J’ai ouï dire que l’influence de ce fruit maudit était encore la cause du mauvais renom des Normands, qui ont perfectionné l’art de le cultiver, de le vendanger et de le confire. La Normandie n’en est pas moins un pays de prédilection et d’abondance, un paradis terrestre, un vrai jardin d’Eden; et si les Normands ont l’astuce du serpent, les Normandes ont la fraîcheur primitive et la naïveté un peu suspecte, et pourtant très piquante, de la belle Eve. On prétend que, quoique Normandes, elles sont aussi confiantes que leur mère lorsque le diable les tente ; et j’ai lu dans certains moralistes du pays de Caux que si la mère du genre humain n’eût pas vendu sa postérité pour une pomme, mesdemoiselles ses filles, sans en excepter une seule femme, en auraient fait tout aussi bon marché.

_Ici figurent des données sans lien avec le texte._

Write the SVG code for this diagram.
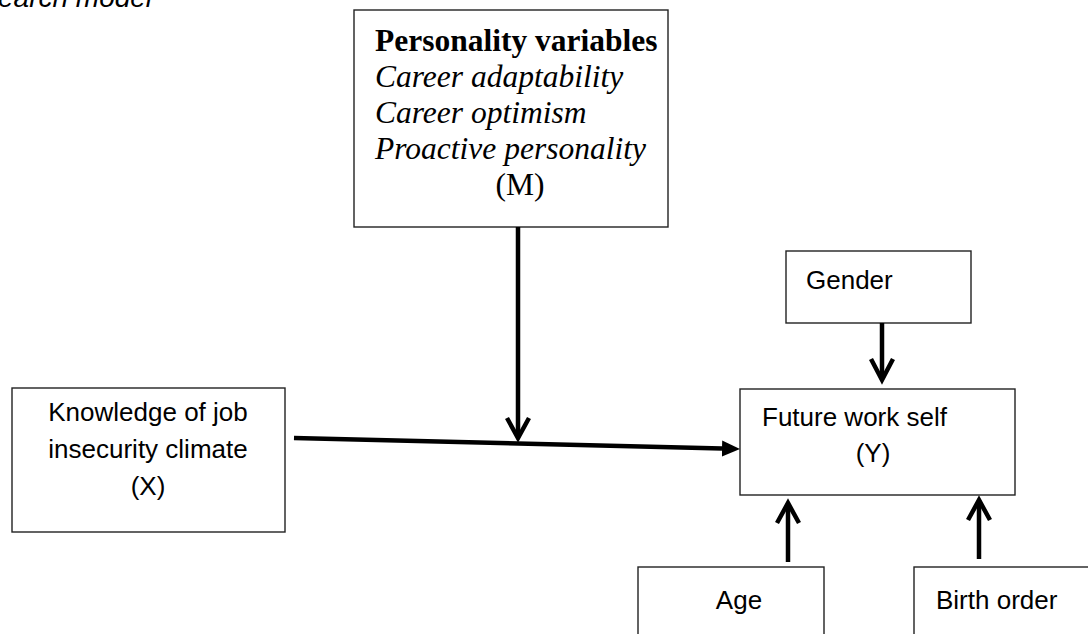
<svg xmlns="http://www.w3.org/2000/svg" width="1088" height="634" viewBox="0 0 1088 634">
<style>
.box{fill:#fff;stroke:#222;stroke-width:1.4}
.sans{font-family:"Liberation Sans",Arial,sans-serif;font-size:26px;fill:#000}
.serif{font-family:"Liberation Serif","Times New Roman",serif;font-size:31.5px;fill:#000}
.ln{fill:none;stroke:#000;stroke-width:4.5}
.chev{fill:none;stroke:#000;stroke-width:4.5;stroke-linejoin:miter;stroke-linecap:butt}
</style>
<defs>
<marker id="tri" markerUnits="userSpaceOnUse" markerWidth="18" markerHeight="18" refX="0" refY="8" orient="auto" viewBox="0 0 18 16">
<path d="M0,0 L18,8 L0,16 Z" fill="#000"/>
</marker>
</defs>
<rect width="1088" height="634" fill="#fff"/>
<text x="-2" y="7" font-family="Liberation Sans,Arial,sans-serif" font-size="28" font-style="italic" fill="#000">earch model</text>
<g id="node-m">
<rect class="box" x="354" y="10" width="314" height="217"/>
<text class="serif" x="375" y="51" font-weight="bold">Personality variables</text>
<text class="serif" x="375" y="87" font-style="italic">Career adaptability</text>
<text class="serif" x="375" y="123" font-style="italic">Career optimism</text>
<text class="serif" x="375" y="159" font-style="italic">Proactive personality</text>
<text class="serif" x="520" y="195" text-anchor="middle">(M)</text>
</g>
<g id="node-x">
<rect class="box" x="12" y="388" width="273" height="144"/>
<text class="sans" x="148" y="421" text-anchor="middle">Knowledge of job</text>
<text class="sans" x="148" y="458" text-anchor="middle">insecurity climate</text>
<text class="sans" x="148" y="495" text-anchor="middle">(X)</text>
</g>
<g id="node-gender">
<rect class="box" x="786" y="251" width="185" height="72"/>
<text class="sans" x="806" y="289">Gender</text>
</g>
<g id="node-y">
<rect class="box" x="740" y="389" width="275" height="106"/>
<text class="sans" x="762" y="426">Future work self</text>
<text class="sans" x="873" y="462" text-anchor="middle">(Y)</text>
</g>
<g id="node-age">
<rect class="box" x="638" y="567" width="186" height="80"/>
<text class="sans" x="739" y="609" text-anchor="middle">Age</text>
</g>
<g id="node-birth">
<rect class="box" x="914" y="567" width="190" height="80"/>
<text class="sans" x="936" y="609">Birth order</text>
</g>
<g id="connectors">
<line class="ln" x1="294" y1="438" x2="722" y2="448.6" marker-end="url(#tri)"/>
<line class="ln" x1="518" y1="227" x2="518" y2="435"/>
<polyline class="chev" points="507,418 518,438 529,418"/>
<line class="ln" x1="882" y1="323" x2="882" y2="378"/>
<polyline class="chev" points="871,359 882,380 893,359"/>
<line class="ln" x1="788" y1="562" x2="788" y2="506"/>
<polyline class="chev" points="777,523 788,503 799,523"/>
<line class="ln" x1="979" y1="559" x2="979" y2="503"/>
<polyline class="chev" points="968,520 979,500 990,520"/>
</g>
</svg>
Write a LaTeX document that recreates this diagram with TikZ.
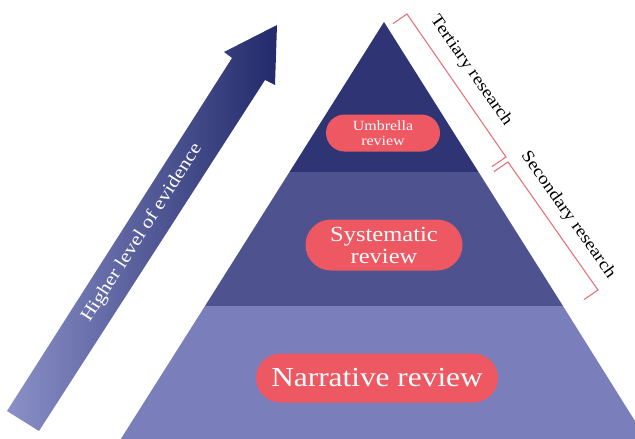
\documentclass[tikz,border=0pt]{standalone}
\usepackage{fontspec}
\setmainfont{Liberation Serif}[FakeStretch=1.14]
\usetikzlibrary{shapes.misc}
\definecolor{topc}{HTML}{2E3474}
\definecolor{midc}{HTML}{4E538F}
\definecolor{botc}{HTML}{7A7FBB}
\definecolor{pillc}{HTML}{EE5862}
\definecolor{brk}{HTML}{E8727B}
\definecolor{arrl}{HTML}{8B90C8}
\definecolor{arrd}{HTML}{222A6B}
\tikzset{
  pill/.style={rounded rectangle, fill=pillc, text=white, align=center, inner sep=0pt},
  bracketline/.style={draw=brk, line width=1.1pt},
  sidelabel/.style={text=black, font=\fontsize{17}{19}\selectfont, inner sep=0pt}
}
\begin{document}
\begin{tikzpicture}[x=1pt,y=-1pt]
\useasboundingbox (0,0) rectangle (635,439);
\begin{scope}
\clip (0,0) rectangle (635,439);
% pyramid layers
\fill[topc] (384,22) -- (478.5,172) -- (289.5,172) -- cycle;
\fill[midc] (289.5,172) -- (478.5,172) -- (563,306) -- (205,306) -- cycle;
\fill[botc] (205,306) -- (563,306) -- (650,445) -- (117,445) -- cycle;
% arrow
\shade[left color=arrl, right color=arrd] (7,411) -- (39,431) -- (265,80) -- (275,85) -- (277,25) -- (224,52) -- (232,58) -- cycle;
\end{scope}
\node[text=white, rotate=57.3, font=\fontsize{18.5}{20}\selectfont, inner sep=0pt] (evid) at (142,233) {Higher level of evidence};
% pills
\node[pill, minimum width=114pt, minimum height=37pt, font=\fontsize{14}{15}\selectfont] (umb) at (383,133) {Umbrella\\review};
\node[pill, minimum width=157pt, minimum height=51pt, font=\fontsize{21.5}{22}\selectfont] (sys) at (384,245) {Systematic\\review};
\node[pill, minimum width=242pt, minimum height=49pt, font=\fontsize{27.5}{29}\selectfont] (nar) at (377,378) {Narrative review};
% brackets
\draw[bracketline] (393,23.6) -- (407,14) -- (506,157) -- (492,166.6);
\draw[bracketline] (494,171.6) -- (508,162) -- (598,290) -- (584,299.6);
\node[sidelabel, rotate=-55] (tert) at (471,71) {Tertiary research};
\node[sidelabel, rotate=-54.5] (sec) at (568,215) {Secondary research};
\end{tikzpicture}
\end{document}
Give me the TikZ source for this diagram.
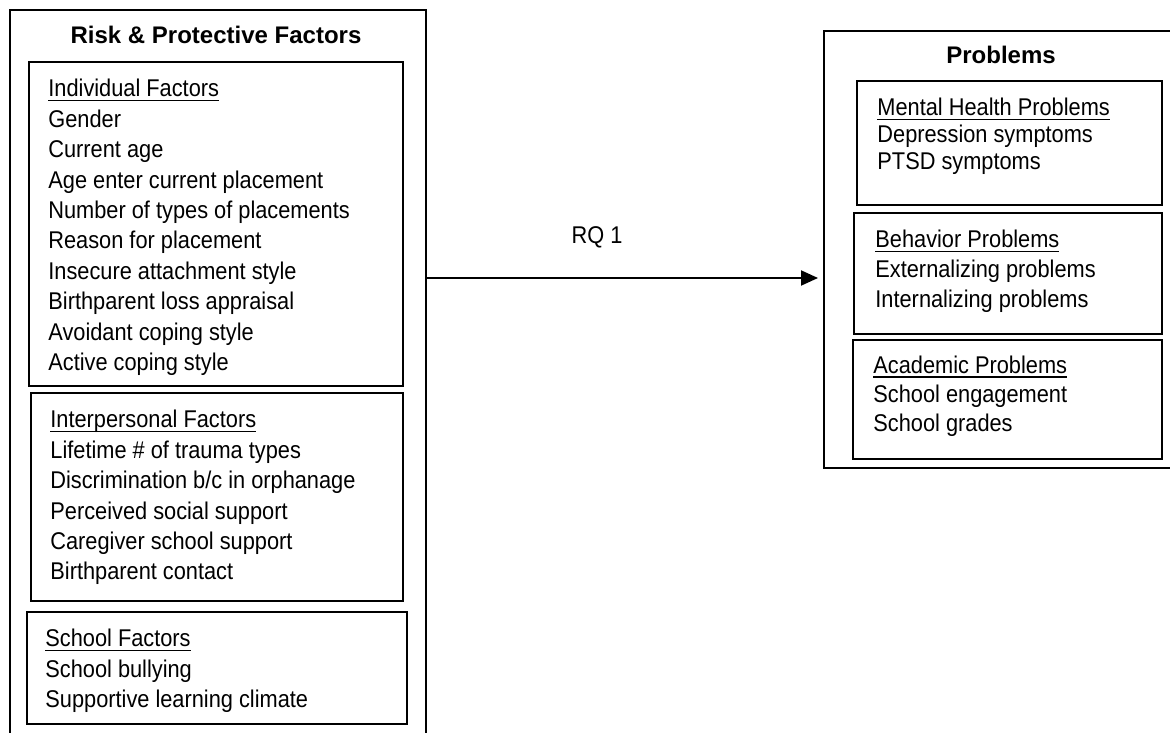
\documentclass[tikz,border=0pt]{standalone}
\usepackage{fontspec}
\setmainfont{Liberation Sans}
\newfontfamily{\bodyfont}{Liberation Sans}[FakeStretch=0.9]
\usetikzlibrary{arrows.meta}
\newsavebox{\headbox}
\newcommand{\grouphead}[1]{\sbox{\headbox}{#1}\rlap{\rule[-2.1pt]{\wd\headbox}{0.75pt}}\usebox{\headbox}}
\tikzset{outerbox/.style={draw, line width=0.9pt, anchor=north west, inner sep=0pt},
  groupbox/.style={draw, line width=0.9pt, anchor=north west, inner sep=0pt},
  boxtitle/.style={font=\fontsize{12}{14}\selectfont\bfseries, inner sep=0pt},
  items/.style={anchor=north west, inner sep=0pt, align=left, font=\bodyfont\fontsize{12.1}{#1}\selectfont},
  items/.default=15.2,
  flow/.style={-{Triangle[length=8.5pt,width=7.5pt]}, line width=1pt, shorten >=2.5pt}}

\begin{document}
\begin{tikzpicture}[x=0.5pt, y=-0.5pt]
   \useasboundingbox (0,0) rectangle (1170,732);
   \begin{scope}
    \node[outerbox, minimum width=208pt, minimum height=370pt] (riskbox) at (9,9) {};
    \node[boxtitle] (risktitle) at (216,35) {Risk \& Protective Factors};
    \node[groupbox, minimum width=187pt, minimum height=162pt] (indiv) at (28,61) {};
    \node[items] (indivlist) at ([shift={(20,18)}]indiv.north west)
      {\grouphead{Individual Factors}\\Gender\\Current age\\Age enter current placement\\
       Number of types of placements\\Reason for placement\\Insecure attachment style\\
       Birthparent loss appraisal\\Avoidant coping style\\Active coping style};
    \node[groupbox, minimum width=186pt, minimum height=104pt] (inter) at (30,392) {};
    \node[items] (interlist) at ([shift={(20,18)}]inter.north west)
      {\grouphead{Interpersonal Factors}\\Lifetime \# of trauma types\\Discrimination b/c in orphanage\\
       Perceived social support\\Caregiver school support\\Birthparent contact};
    \node[groupbox, minimum width=190pt, minimum height=56pt] (school) at (26,611) {};
    \node[items] (schoollist) at ([shift={(19,18)}]school.north west)
      {\grouphead{School Factors}\\School bullying\\Supportive learning climate};
   \end{scope}
   \begin{scope}
    \node[outerbox, minimum width=180pt, minimum height=218.5pt] (probbox) at (823,30) {};
    \node[boxtitle] (probtitle) at (1001,55) {Problems};
    \node[groupbox, minimum width=152.5pt, minimum height=62pt] (mental) at (856,80) {};
    \node[items=13.5] (mentallist) at ([shift={(21,18)}]mental.north west)
      {\grouphead{Mental Health Problems}\\Depression symptoms\\PTSD symptoms};
    \node[groupbox, minimum width=154pt, minimum height=60.5pt] (behav) at (853,212) {};
    \node[items=14.8] (behavlist) at ([shift={(22,18)}]behav.north west)
      {\grouphead{Behavior Problems}\\Externalizing problems\\Internalizing problems};
    \node[groupbox, minimum width=154.5pt, minimum height=59.5pt] (acad) at (852,339) {};
    \node[items=14.5] (acadlist) at ([shift={(21,16.5)}]acad.north west)
      {\grouphead{Academic Problems}\\School engagement\\School grades};
   \end{scope}
   \coordinate (rqline) at (0,278);
   \node[font=\bodyfont\fontsize{12.1}{14}\selectfont, inner sep=0pt] (rqlabel) at (597,237) {RQ 1};
   \draw[flow] (riskbox.east |- rqline) -- (probbox.west |- rqline);
\end{tikzpicture}
\end{document}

II faut avouer néanmoins que le tentateur y a mis le prix. La première beauté, telle que la peint Milton [2], valait bien qu’on la mît en balance avec toute l’espèce des hommes. Quel est celui de ses descendants qui osât marchander en pareil cas ? Mes chers amis, aux risques et périls de votre postérité, je souhaite que la saison des pommes vous fasse trouver des Eve.

Mais ne renouvelons pas ici les vieilles querelles auxquelles la pomme a donné lieu ; mangeons-en ; nous n’en mourrons pas ; succombons à la tentation;  le monde n’en tournera pas plus mal ; distribuons-en à nos amies; cela ne mettra pas Troie en flammes.

Grâces aux dieux, il y a peu de fruits que la Providence ait autant multiplié que la pomme; et quelque nombreuses que puissent être les chûtes de nos jeunes Eve, il en restera toujours à ramasser. Il y a des pommes pour toutes les Belles, il y en a pour tous les amateurs; et si nous n’en avions qu’une seule en bons convives nous la partagerions.

Mona, avec toutes ces pommes, il y a de quoi faire un cidre. Goûtons celui d’Eric Bordelet : un Sydre Exceptionnel. En boire, même beaucoup, ce n’est pas pécher.